[Problem requirements] In the material below, please retype the lines from the very first through the one with "const yMinor = d3.range(0, 29).map(v", exactly and without pictures.

[Supplied material]
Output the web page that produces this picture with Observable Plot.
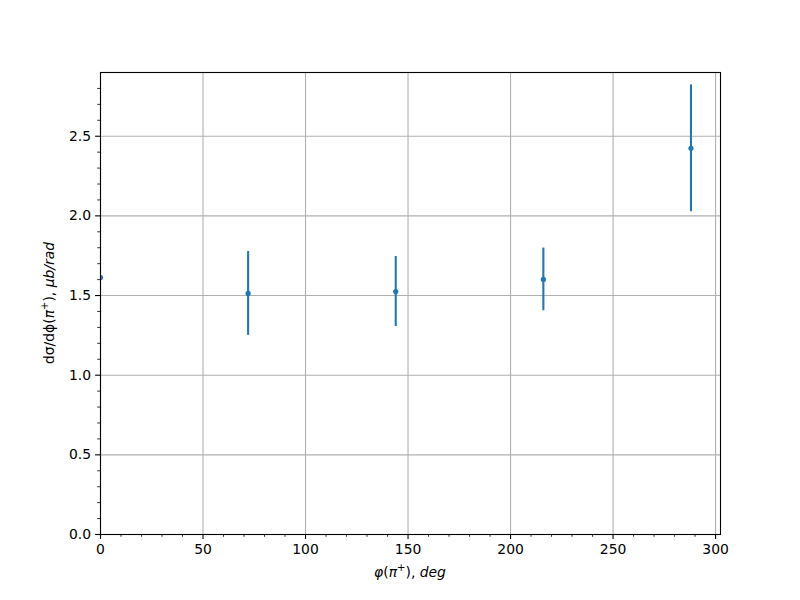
<!DOCTYPE html>
<html>
<head>
<meta charset="utf-8">
<script src="https://cdn.jsdelivr.net/npm/d3@7"></script>
<script src="https://cdn.jsdelivr.net/npm/@observablehq/plot@0.6"></script>
<style>
  html, body { margin: 0; padding: 0; background: #fff; }
</style>
</head>
<body>
<div id="chart"></div>
<script>
const phi = [0, 72, 144, 216, 288];
const sigma = [1.613, 1.513, 1.525, 1.601, 2.424];
const err = [0, 0.263, 0.22, 0.197, 0.398];
const xTicks = [0, 50, 100, 150, 200, 250, 300];
const yTicks = [0, 0.5, 1.0, 1.5, 2.0, 2.5];

const data = phi.map((p, i) => ({phi: p, s: sigma[i], lo: sigma[i] - err[i], hi: sigma[i] + err[i], e: err[i]}));
const xMinor = d3.range(0, 301, 10).filter(v => v % 50 !== 0);
const yMinor = d3.range(0, 29).map(v => v / 10).filter(v => Math.abs(v * 2 - Math.round(v * 2)) > 1e-9);

const blue = "#1f77b4";
const plot = Plot.plot({
  width: 800,
  height: 600,
  marginLeft: 100,
  marginRight: 80,
  marginTop: 72,
  marginBottom: 66,
  style: {fontFamily: "DejaVu Sans", fontSize: "13.9px", color: "#000", background: "#fff"},
  x: {domain: [0, 302.4]},
  y: {domain: [0, 2.9]},
  marks: [
    Plot.gridX(xTicks, {stroke: "#b0b0b0", strokeOpacity: 1, strokeWidth: 1.1}),
    Plot.gridY(yTicks, {stroke: "#b0b0b0", strokeOpacity: 1, strokeWidth: 1.1}),
    Plot.ruleX(data.filter(d => d.e > 0), {x: "phi", y1: "lo", y2: "hi", stroke: blue, strokeWidth: 2.1, clip: true}),
    Plot.dot(data, {x: "phi", y: "s", r: 2.6, fill: blue, stroke: "none", clip: true}),
    Plot.frame({stroke: "#000", strokeWidth: 1.1}),
    Plot.axisX(xTicks, {tickSize: 4.9, tickPadding: 4.5, tickFormat: d => String(d), label: null, strokeWidth: 1.1, fontSize: 13.9}),
    Plot.axisX(xMinor, {tickSize: 2.8, text: null, label: null, strokeWidth: 0.8}),
    Plot.axisY(yTicks, {tickSize: 4.9, tickPadding: 4.5, tickFormat: d3.format(".1f"), label: null, strokeWidth: 1.1, fontSize: 13.9}),
    Plot.axisY(yMinor, {tickSize: 2.8, text: null, label: null, strokeWidth: 0.8})
  ]
});

const svg = d3.select(plot);
const xl = svg.append("text")
  .attr("x", 410).attr("y", 577)
  .attr("text-anchor", "middle")
  .attr("font-family", "DejaVu Sans").attr("font-size", 13.9).attr("fill", "#000");
xl.append("tspan").attr("font-style", "italic").text("φ");
xl.append("tspan").text("(");
xl.append("tspan").attr("font-style", "italic").text("π");
xl.append("tspan").attr("font-size", 10).attr("dy", -6).text("+");
xl.append("tspan").attr("dy", 6).text(")");
xl.append("tspan").text(", ");
xl.append("tspan").attr("font-style", "italic").text("deg");

const yl = svg.append("text")
  .attr("transform", "translate(54,303) rotate(-90)")
  .attr("text-anchor", "middle")
  .attr("font-family", "DejaVu Sans").attr("font-size", 13.9).attr("fill", "#000");
yl.append("tspan").text("dσ/dϕ(");
yl.append("tspan").attr("font-style", "italic").text("π");
yl.append("tspan").attr("font-size", 10).attr("dy", -6).text("+");
yl.append("tspan").attr("dy", 6).text(")");
yl.append("tspan").text(", ");
yl.append("tspan").attr("font-style", "italic").text("μb/rad");

document.getElementById("chart").appendChild(plot);
</script>
</body>
</html>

[Result]
Output the web page that produces this picture with Observable Plot.
<!DOCTYPE html>
<html>
<head>
<meta charset="utf-8">
<script src="https://cdn.jsdelivr.net/npm/d3@7"></script>
<script src="https://cdn.jsdelivr.net/npm/@observablehq/plot@0.6"></script>
<style>
  html, body { margin: 0; padding: 0; background: #fff; }
</style>
</head>
<body>
<div id="chart"></div>
<script>
const phi = [0, 72, 144, 216, 288];
const sigma = [1.613, 1.513, 1.525, 1.601, 2.424];
const err = [0, 0.263, 0.22, 0.197, 0.398];
const xTicks = [0, 50, 100, 150, 200, 250, 300];
const yTicks = [0, 0.5, 1.0, 1.5, 2.0, 2.5];

const data = phi.map((p, i) => ({phi: p, s: sigma[i], lo: sigma[i] - err[i], hi: sigma[i] + err[i], e: err[i]}));
const xMinor = d3.range(0, 301, 10).filter(v => v % 50 !== 0);
const yMinor = d3.range(0, 29).map(v => v / 10).filter(v => Math.abs(v * 2 - Math.round(v * 2)) > 1e-9);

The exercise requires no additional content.